### WHAT IS EXPECTED
Below is a listing. Gather each line of it that contains "this".

>> Begin ENTRIES PROVIDED

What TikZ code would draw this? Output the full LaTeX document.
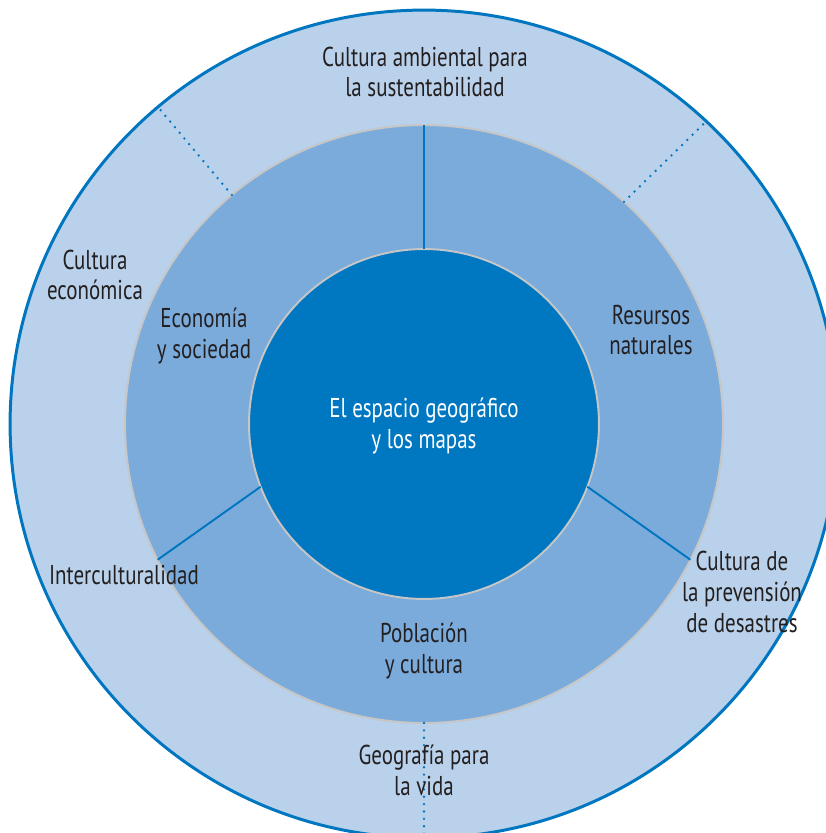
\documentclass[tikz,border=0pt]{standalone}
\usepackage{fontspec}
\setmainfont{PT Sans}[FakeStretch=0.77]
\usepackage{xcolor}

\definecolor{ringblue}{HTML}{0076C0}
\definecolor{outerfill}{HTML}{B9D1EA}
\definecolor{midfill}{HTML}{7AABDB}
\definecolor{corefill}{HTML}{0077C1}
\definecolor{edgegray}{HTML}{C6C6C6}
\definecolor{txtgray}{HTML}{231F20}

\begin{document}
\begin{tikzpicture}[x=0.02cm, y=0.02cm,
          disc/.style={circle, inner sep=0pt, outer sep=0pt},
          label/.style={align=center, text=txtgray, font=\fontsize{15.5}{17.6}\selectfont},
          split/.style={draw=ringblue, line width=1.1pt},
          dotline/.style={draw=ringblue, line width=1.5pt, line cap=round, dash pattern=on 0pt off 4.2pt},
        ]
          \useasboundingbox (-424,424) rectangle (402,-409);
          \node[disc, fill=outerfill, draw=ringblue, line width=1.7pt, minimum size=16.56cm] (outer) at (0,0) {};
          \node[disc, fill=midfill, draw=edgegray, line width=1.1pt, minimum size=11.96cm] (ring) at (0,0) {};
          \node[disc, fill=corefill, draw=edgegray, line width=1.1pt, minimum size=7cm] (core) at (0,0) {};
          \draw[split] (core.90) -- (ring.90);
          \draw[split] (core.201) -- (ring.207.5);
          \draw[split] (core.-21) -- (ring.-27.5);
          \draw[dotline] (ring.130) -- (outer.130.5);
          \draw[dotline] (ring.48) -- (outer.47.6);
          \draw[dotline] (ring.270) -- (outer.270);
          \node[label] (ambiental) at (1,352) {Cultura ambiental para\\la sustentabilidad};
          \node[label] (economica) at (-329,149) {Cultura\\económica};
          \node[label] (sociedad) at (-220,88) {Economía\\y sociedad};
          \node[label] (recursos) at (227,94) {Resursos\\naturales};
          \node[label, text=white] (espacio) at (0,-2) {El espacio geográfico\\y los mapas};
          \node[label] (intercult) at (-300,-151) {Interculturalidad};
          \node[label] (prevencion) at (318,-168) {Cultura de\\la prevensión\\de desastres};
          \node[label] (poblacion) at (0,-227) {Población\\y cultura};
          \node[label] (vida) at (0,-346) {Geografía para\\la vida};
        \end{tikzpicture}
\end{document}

>> End ENTRIES PROVIDED
>> Begin ENTRIES PROVIDED

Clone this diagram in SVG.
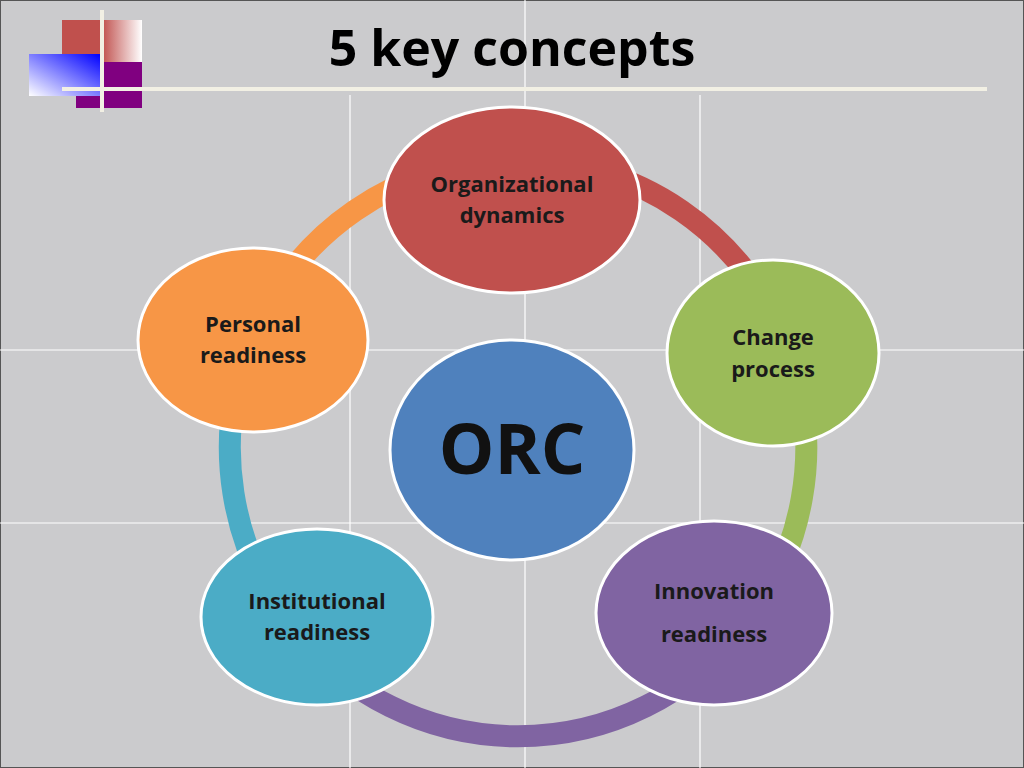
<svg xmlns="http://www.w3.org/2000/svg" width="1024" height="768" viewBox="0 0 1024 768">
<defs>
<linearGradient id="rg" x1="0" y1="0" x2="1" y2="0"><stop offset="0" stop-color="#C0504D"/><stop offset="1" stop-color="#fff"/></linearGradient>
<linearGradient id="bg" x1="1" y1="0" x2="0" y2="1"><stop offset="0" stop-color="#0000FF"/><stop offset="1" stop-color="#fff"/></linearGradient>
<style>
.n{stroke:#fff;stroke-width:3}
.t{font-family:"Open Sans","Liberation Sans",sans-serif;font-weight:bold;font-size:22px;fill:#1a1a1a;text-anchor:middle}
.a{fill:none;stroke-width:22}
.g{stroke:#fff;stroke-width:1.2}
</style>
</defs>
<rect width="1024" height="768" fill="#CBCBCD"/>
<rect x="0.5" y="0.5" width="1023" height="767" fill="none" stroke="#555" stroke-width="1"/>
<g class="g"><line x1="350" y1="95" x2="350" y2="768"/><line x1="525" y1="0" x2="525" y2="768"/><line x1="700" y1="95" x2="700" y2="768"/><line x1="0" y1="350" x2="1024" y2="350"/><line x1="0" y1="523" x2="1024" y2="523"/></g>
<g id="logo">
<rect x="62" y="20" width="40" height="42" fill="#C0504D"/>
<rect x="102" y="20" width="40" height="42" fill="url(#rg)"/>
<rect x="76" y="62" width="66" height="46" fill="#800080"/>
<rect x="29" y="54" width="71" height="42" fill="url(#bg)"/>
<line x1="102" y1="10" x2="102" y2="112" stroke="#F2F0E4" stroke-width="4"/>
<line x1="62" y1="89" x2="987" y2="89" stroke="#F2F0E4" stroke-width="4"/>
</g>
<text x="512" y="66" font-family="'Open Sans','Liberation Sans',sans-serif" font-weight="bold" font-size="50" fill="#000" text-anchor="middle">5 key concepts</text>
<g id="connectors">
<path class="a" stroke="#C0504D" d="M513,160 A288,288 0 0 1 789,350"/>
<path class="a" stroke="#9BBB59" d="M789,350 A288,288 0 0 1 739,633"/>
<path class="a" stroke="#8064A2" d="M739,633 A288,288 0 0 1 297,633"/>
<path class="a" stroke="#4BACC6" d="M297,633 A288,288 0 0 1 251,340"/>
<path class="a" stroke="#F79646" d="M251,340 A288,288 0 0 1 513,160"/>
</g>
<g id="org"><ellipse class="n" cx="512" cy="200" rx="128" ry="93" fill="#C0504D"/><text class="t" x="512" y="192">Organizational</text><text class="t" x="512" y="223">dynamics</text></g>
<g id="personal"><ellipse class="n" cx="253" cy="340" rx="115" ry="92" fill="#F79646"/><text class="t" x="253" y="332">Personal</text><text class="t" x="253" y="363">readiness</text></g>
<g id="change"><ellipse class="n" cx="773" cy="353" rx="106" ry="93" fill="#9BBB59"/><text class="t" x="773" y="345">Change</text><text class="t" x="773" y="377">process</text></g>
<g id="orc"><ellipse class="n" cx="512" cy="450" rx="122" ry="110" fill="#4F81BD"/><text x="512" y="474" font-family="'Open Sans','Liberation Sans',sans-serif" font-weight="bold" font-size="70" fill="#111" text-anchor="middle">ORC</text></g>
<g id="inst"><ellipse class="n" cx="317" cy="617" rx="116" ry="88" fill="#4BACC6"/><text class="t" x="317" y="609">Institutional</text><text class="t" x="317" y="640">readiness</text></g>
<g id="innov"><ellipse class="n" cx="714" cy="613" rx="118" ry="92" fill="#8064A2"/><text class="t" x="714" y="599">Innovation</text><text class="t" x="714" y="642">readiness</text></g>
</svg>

>> End ENTRIES PROVIDED

### FINISHED ANSWER
What TikZ code would draw this? Output the full LaTeX document.
Clone this diagram in SVG.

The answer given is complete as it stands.